According to the notice, the second way it violated the clause was that it allowed those who accepted government contracts and grants to discriminate based on religious beliefs. Lastly, the notice said accommodating to the religious preferences of a private group that harmed third party individuals in a meaningful way was unconstitutional.
Jackson native and professional drag queen Tara Shay Montgomery said the house bill is absurd.
“There’s a large amount of support here,” Montgomery said. “I think that shows Gov. Bryant that Mississippi does not want to continue to be known as the state that is the most obese, the poorest and the most held back. These people [at the protest] are saying, ‘Let’s move our state forward with the rest of the country.’”
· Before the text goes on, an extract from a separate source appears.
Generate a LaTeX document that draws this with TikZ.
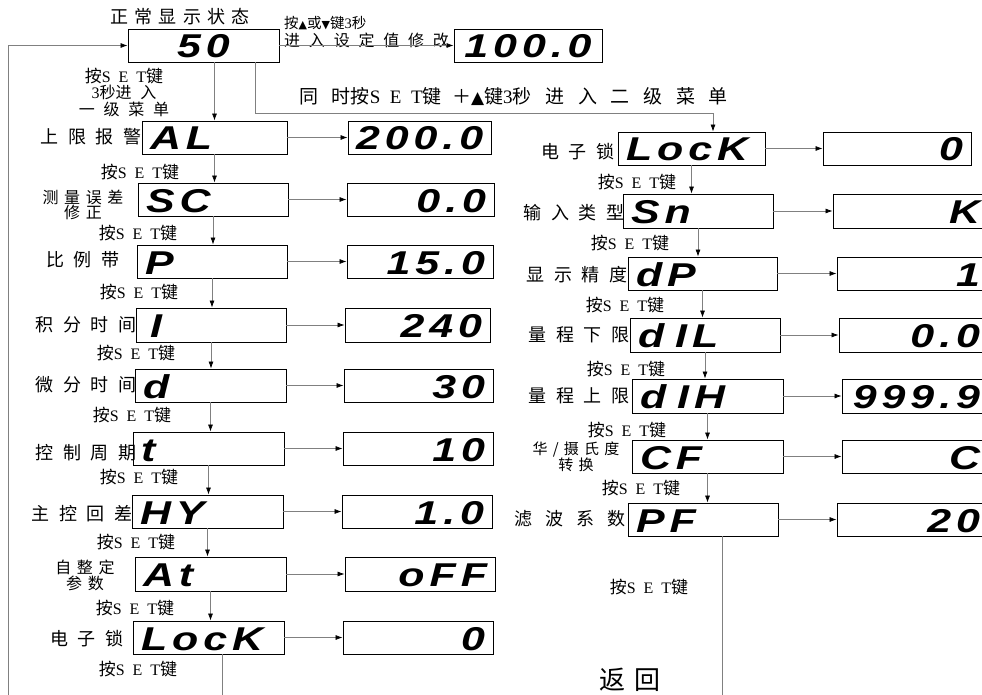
\documentclass[tikz,border=0pt]{standalone}
\usepackage{fontspec}
\setmainfont{Liberation Serif}
\newfontfamily\cjk[LetterSpace=8]{Noto Sans CJK SC}
\newfontfamily\cjkl[LetterSpace=35]{Noto Sans CJK SC}
\newfontfamily\cjkw[LetterSpace=55]{Noto Sans CJK SC}
\newfontfamily\cjkx[LetterSpace=72]{Noto Sans CJK SC}
\newfontfamily\serw[LetterSpace=50]{Liberation Serif}
\newfontfamily\disp[LetterSpace=15,FakeStretch=1.3]{Liberation Sans}
\newfontfamily\sym{DejaVu Sans}
\usetikzlibrary{arrows.meta}
\newcommand\dispfont{\fontsize{33}{33}\selectfont\disp\bfseries\itshape}
\newcommand\anS{{\fontsize{17}{17}\selectfont\cjk 按}{\serw SET}{\fontsize{17}{17}\selectfont\cjk 键}}
\newcommand\bx[7]{%
  \pgfmathsetmacro\tw{#5-#3-16}%
  \node[#1,text width=\tw pt,minimum height={#6-#4}] (#2) at ({(#3+#5)/2},{(#4+#6)/2}) {#7};}
\begin{document}
\begin{tikzpicture}[x=1pt,y=-1pt,
  kb/.style={draw=black,line width=0.9pt,inner xsep=8pt,inner ysep=0pt,text height=25pt,text depth=0pt,font=\dispfont},
  kl/.style={kb,align=left}, kr/.style={kb,align=right}, kc/.style={kb,align=center},
  lab/.style={inner sep=0pt,align=center,font=\fontsize{18}{15}\selectfont\cjkw},
  lab2/.style={inner sep=0pt,align=center,font=\fontsize{16}{13}\selectfont\cjkl},
  sk/.style={inner sep=0pt,align=center,font=\fontsize{16}{16}\selectfont},
  conn/.style={draw=black!50,line width=0.7pt},
  arr/.style={conn,-{Latex[length=7pt,width=5pt,color=black]}}]
\useasboundingbox (0,0) rectangle (982,695);
\clip (0,0) rectangle (982,695);
\fill[white] (0,0) rectangle (982,695);

% top row
\node[inner sep=0pt,font=\fontsize{18}{19}\selectfont\cjkl] (title) at (180,17) {正常显示状态};
\bx{kc}{n50}{128}{29}{279}{62}{50}
\bx{kc}{n100}{454}{29}{602}{62}{100.0}
\node[inner sep=0pt,anchor=west,font=\fontsize{14.5}{14}\selectfont] (t1) at (284,23) {{\cjk 按}{\sym\fontsize{11}{11}\selectfont ▲}{\cjk 或}{\sym\fontsize{11}{11}\selectfont ▼}{\cjk 键}3{\cjk 秒}};
\node[inner sep=0pt,anchor=west,font=\fontsize{16}{16}\selectfont\cjkw] (t2) at (284,40) {进入设定值修改};
\draw[arr] (n50) -- (n100);

\node[sk,font=\fontsize{16}{16}\selectfont] (m1) at (124,92) {\anS\\[0.5pt]{\serw 3}{\cjk 秒}{\cjkw 进入}\\[0.5pt]{\cjkw 一级菜单}};
\node[inner sep=0pt,anchor=west,font=\fontsize{19}{19}\selectfont] (m2) at (299,97)
  {{\cjkx 同时}{\cjk 按}{\serw SET}{\cjkw 键＋}{\sym\fontsize{17}{17}\selectfont ▲}{\cjk 键}3{\cjkx 秒进入二级菜单}};

% left column
\bx{kl}{AL}{142}{121}{287}{154}{AL}
\bx{kr}{ALv}{348}{121}{491}{154}{200.0}
\bx{kl}{SC}{138}{183}{288}{216}{SC}
\bx{kr}{SCv}{347}{183}{494}{216}{0.0}
\bx{kl}{P}{137}{245}{287}{278}{P}
\bx{kr}{Pv}{347}{245}{493}{278}{15.0}
\bx{kl}{I}{136}{308}{286}{342}{\hspace{6pt}I}
\bx{kr}{Iv}{345}{308}{490}{342}{240}
\bx{kl}{D}{135}{369}{286}{402}{d}
\bx{kr}{Dv}{344}{369}{493}{402}{30}
\bx{kl}{T}{133}{432}{284}{465}{t}
\bx{kr}{Tv}{343}{432}{493}{465}{10}
\bx{kl}{HY}{132}{495}{283}{528}{HY}
\bx{kr}{HYv}{342}{495}{492}{528}{1.0}
\bx{kl}{AT}{135}{557}{286}{591}{At}
\bx{kr}{ATv}{345}{557}{495}{591}{oFF}
\bx{kl}{LK}{133}{621}{284}{654}{LocK}
\bx{kr}{LKv}{343}{621}{493}{654}{0}

\node[lab] (lAL) at (91,137) {上限报警};
\node[lab2] (lSC) at (83,205) {测量误差\\修正};
\node[lab] (lP) at (83,260) {比例带};
\node[lab] (lI) at (86,325) {积分时间};
\node[lab] (lD) at (86,385) {微分时间};
\node[lab] (lT) at (86,453) {控制周期};
\node[lab] (lHY) at (82,514) {主控回差};
\node[lab2] (lAT) at (85,575) {自整定\\参数};
\node[lab] (lLK) at (87,639) {电子锁};

\node[sk] (k1) at (140,172) {\anS};
\node[sk] (k2) at (138,233) {\anS};
\node[sk] (k3) at (139,292) {\anS};
\node[sk] (k4) at (136,353) {\anS};
\node[sk] (k5) at (132,415) {\anS};
\node[sk] (k6) at (139,477) {\anS};
\node[sk] (k7) at (136,542) {\anS};
\node[sk] (k8) at (135,608) {\anS};
\node[sk] (k9) at (138,669) {\anS};

% right column
\bx{kl}{R1}{618}{132}{765}{165}{LocK}
\bx{kr}{R1v}{823}{132}{971}{165}{0}
\bx{kl}{R2}{623}{194}{773}{228}{Sn}
\bx{kr}{R2v}{833}{194}{988}{228}{K}
\bx{kl}{R3}{628}{257}{777}{290}{dP}
\bx{kr}{R3v}{837}{257}{988}{290}{1}
\bx{kl}{R4}{630}{318}{780}{352}{d IL}
\bx{kr}{R4v}{839}{318}{988}{352}{0.0}
\bx{kl}{R5}{632}{379}{783}{413}{d IH}
\bx{kr}{R5v}{842}{379}{988}{413}{999.9}
\bx{kl}{R6}{632}{440}{783}{473}{CF}
\bx{kr}{R6v}{842}{440}{988}{473}{C}
\bx{kl}{R7}{628}{503}{778}{536}{PF}
\bx{kr}{R7v}{837}{503}{988}{536}{20}

\node[lab] (lR1) at (578,152) {电子锁};
\node[lab] (lR2) at (574,213) {输入类型};
\node[lab] (lR3) at (577,275) {显示精度};
\node[lab] (lR4) at (579,335) {量程下限};
\node[lab] (lR5) at (579,396) {量程上限};
\node[lab2,font=\fontsize{15}{13}\selectfont\cjkl] (lR6) at (576,457) {华/摄氏度\\转换};
\node[lab,font=\fontsize{18}{15}\selectfont\cjkx] (lR7) at (570,519) {滤波系数};

\node[sk] (r1) at (637,182) {\anS};
\node[sk] (r2) at (630,243) {\anS};
\node[sk] (r3) at (625,305) {\anS};
\node[sk] (r4) at (626,369) {\anS};
\node[sk] (r5) at (627,430) {\anS};
\node[sk] (r6) at (641,488) {\anS};
\node[sk] (r7) at (649,587) {\anS};
\node[inner sep=0pt,font=\fontsize{26}{26}\selectfont\cjkl] (back) at (630,680) {返回};

% connectors
\coordinate (retA) at (8,700);
\draw[arr] (retA) |- (n50.west);
\draw[arr] (n50.south -| AL.north) -- (AL.north);
\coordinate (s1) at (255,113);
\coordinate (s2) at (713,113);
\draw[arr] (n50.south -| s1) -- (s1) -- (s2) -- (s2 |- R1.north);

\foreach \a/\b in {AL/SC,SC/P,P/I,I/D,D/T,T/HY,HY/AT,AT/LK,R1/R2,R2/R3,R3/R4,R4/R5,R5/R6,R6/R7}
  \draw[arr] (\a.south) -- (\a.south |- \b.north);
\foreach \a in {AL,SC,P,I,D,T,HY,AT,LK,R1,R2,R3,R4,R5,R6,R7}
  \draw[arr] (\a.east) -- (\a v.west);

\coordinate (endL) at (222,700);
\draw[conn] (LK.south -| endL) -- (endL);
\coordinate (endR) at (722,700);
\draw[conn] (R7.south -| endR) -- (endR);
\end{tikzpicture}
\end{document}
Montgomery said she was optimistic about the bill being vetoed but felt that Mississippi is known for being stubborn.
“Gov. Bryant is just a reflection of Mississippi being set in its own ways,” Montgomery said.
From this event, questions will arise for Mississippi’s future regarding potential lawsuits and civil rights. The fight for lesbian, gay, bisexual, transgender and queer individuals is expected to continue in the South.
Though the protest did not sway Bryant, Ellis said he believes such activism can impact Mississippi’s future.
“But first we’ve got to impact [Mississippi’s] culture before we can impact the legislature,” Ellis said.